Trader Joe’s Agrees to Fix Its Fridges for the Environment

The retailer just agreed to a pricey settlement with the Environmental Protection Agency

Trader Joe's
Finally...an excuse to buy more cookie butter. Phillip Pessar (Flickr/Creative Commons)

It’s one of America’s most popular grocers, spurring listsicles, fan blogs and even its own fan club. But Trader Joe’s recently ran afoul of the U.S. Justice Department and Environmental Protection Agency over claims that its refrigerators leaked dangerous refrigerants and greenhouse gases. Now, EPA officials are reporting that they have reached a settlement with the grocer to reduce its greenhouse gas emissions nationwide—an agreement that means the company will have to fix its fridges in the name of atmospheric safety.

The settlement came about after the United States accused Trader Joe’s of violating the Clean Air Act by failing to fix refrigerator leaks, keep service records of its fridges and provide information about its compliance with federal environmental protection laws. The Clean Air Act has multiple provisions about refrigerants and regulates the use of R22, the most common hydrochlorofluorocarbon (HCFC) in use today.

The U.S. government is in the process of phasing out R22 and other HCFCs, which were developed in the 1950s as cheap, safe substitutes for CFCs, or chlorofluorocarbons, NOAA writes. Manufacturers used these compounds as coolants and propellants—think bottles of hairspray and shaving cream.

There was just one problem: CFCs deplete ozone and contribute to a growing ozone hole that caused panic and policy changes in the 1970s and 1980s. R22 was developed as a kind of “lesser evil” substitute for CFCs, but it turns out that it and other HCFCs harm the atmosphere, too. By the year 2030, the U.S. plans to phase them out completely.

Though the EPA writes that the potential human and environmental harm wreaked by Trader Joes’ emissions of ozone-depleting substances is “difficult to quantify,” its settlement terms are tough. The grocer will have to pay half a million dollars in civil penalties, spend $2 million to fix refrigerators over the next three years, and commit to compliance guidelines aimed at making its 461 stores more ozone-friendly.

“What we saw here was bad management,” John Crudin, an assistant attorney general who specializes in EPA enforcement, told The Los Angeles Times’ Del Quentin Wilber. The EPA states in a release that the settlement, which is subject to a 30-day comment period and final court approval, will reduce emissions equivalent to taking 6,500 passenger vehicles off the road or burning 33 million pounds of fuel in one year.
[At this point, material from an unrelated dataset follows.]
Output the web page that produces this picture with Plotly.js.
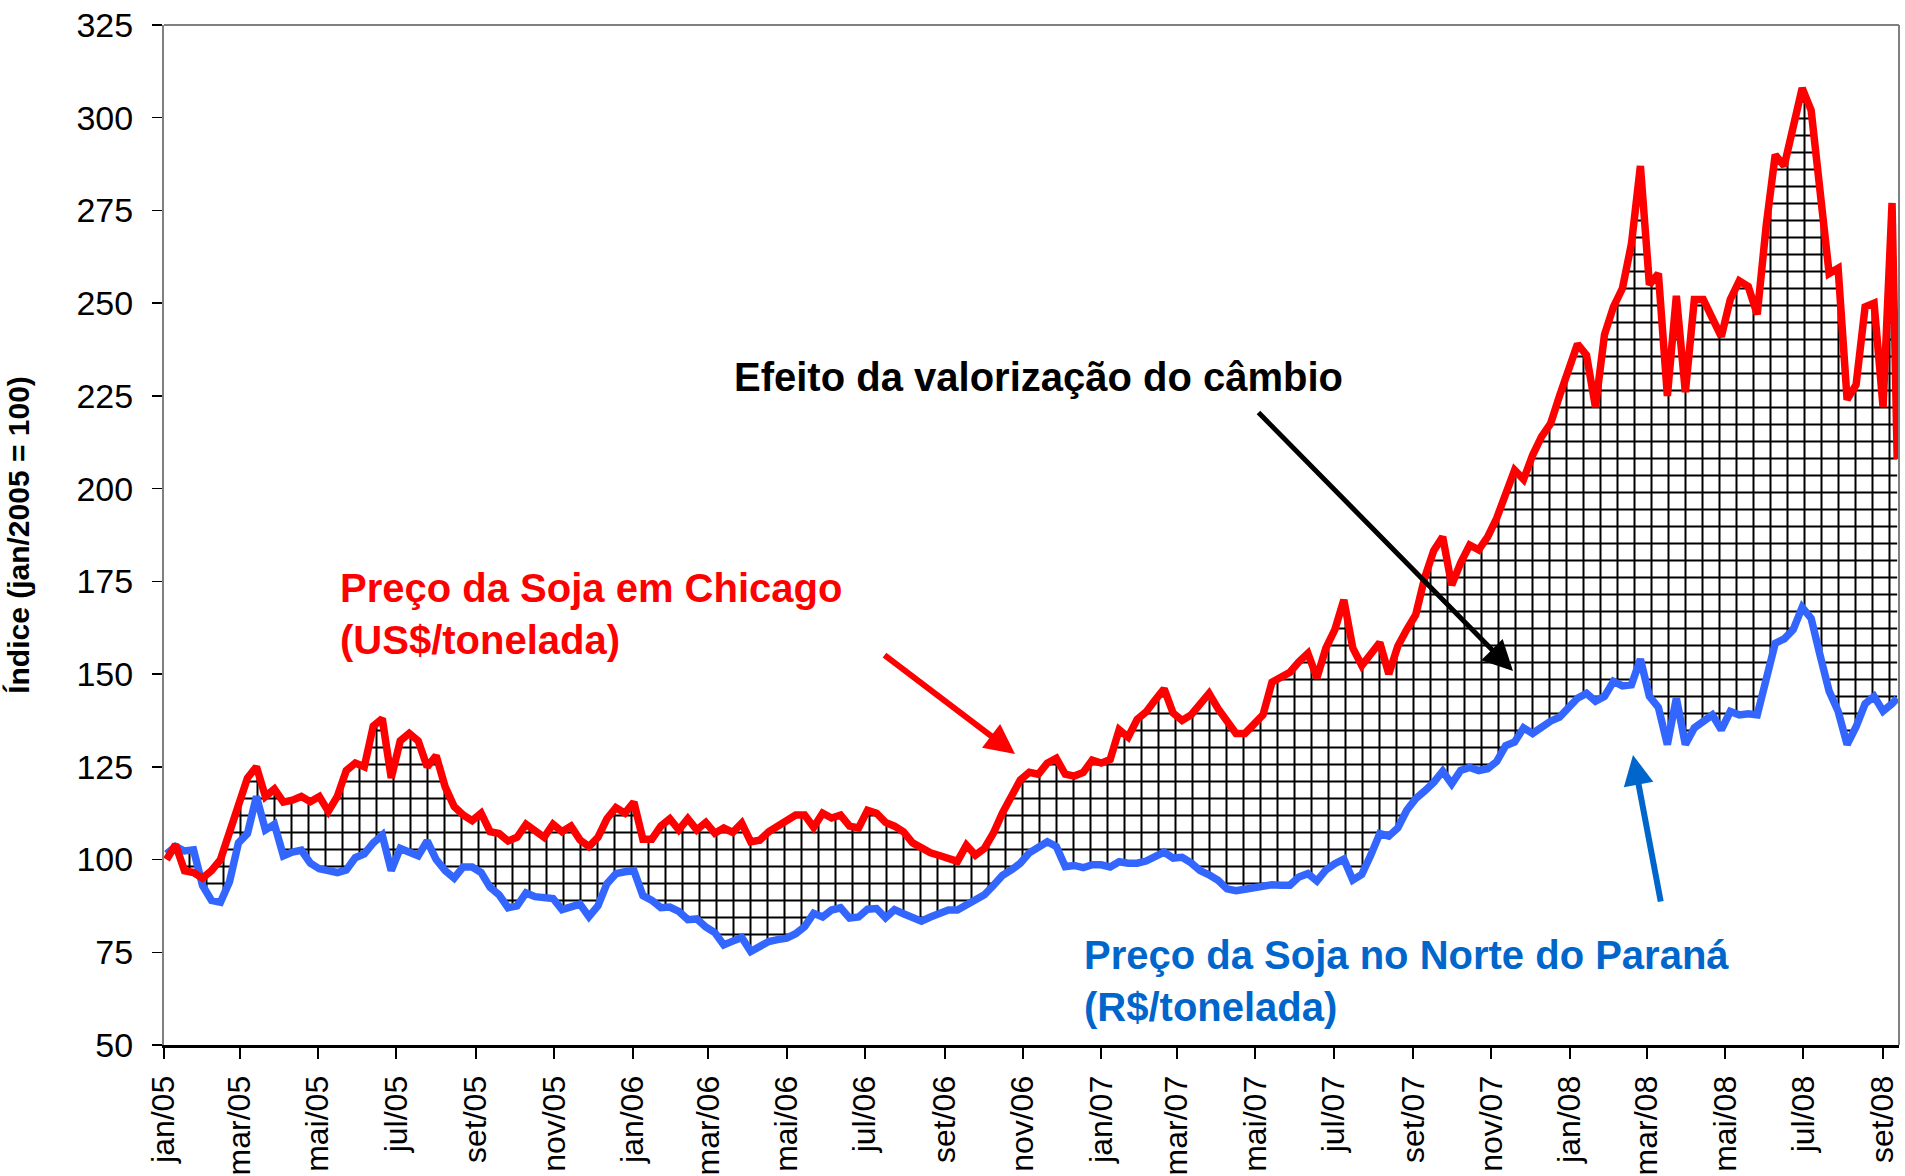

Reuters notes that Trader Joe’s did not admit liability, and a spokesperson did not comment. The grocer is not the only one to be smacked by the EPA over emissions of ozone-depleting substances: In 2014, Costco paid a $335,000 fine and committed to reducing its refrigerator leaks by 2017, and a year earlier Safeway paid a $600,000 penalty and agreed to a plan that would cost over $4 million.

There's no word yet if the hefty environmental settlement will cause prices to rise. But perhaps your next glass of Two-Buck Chuck will taste even better knowing that the company who sold it is doing its part for Earth’s atmosphere.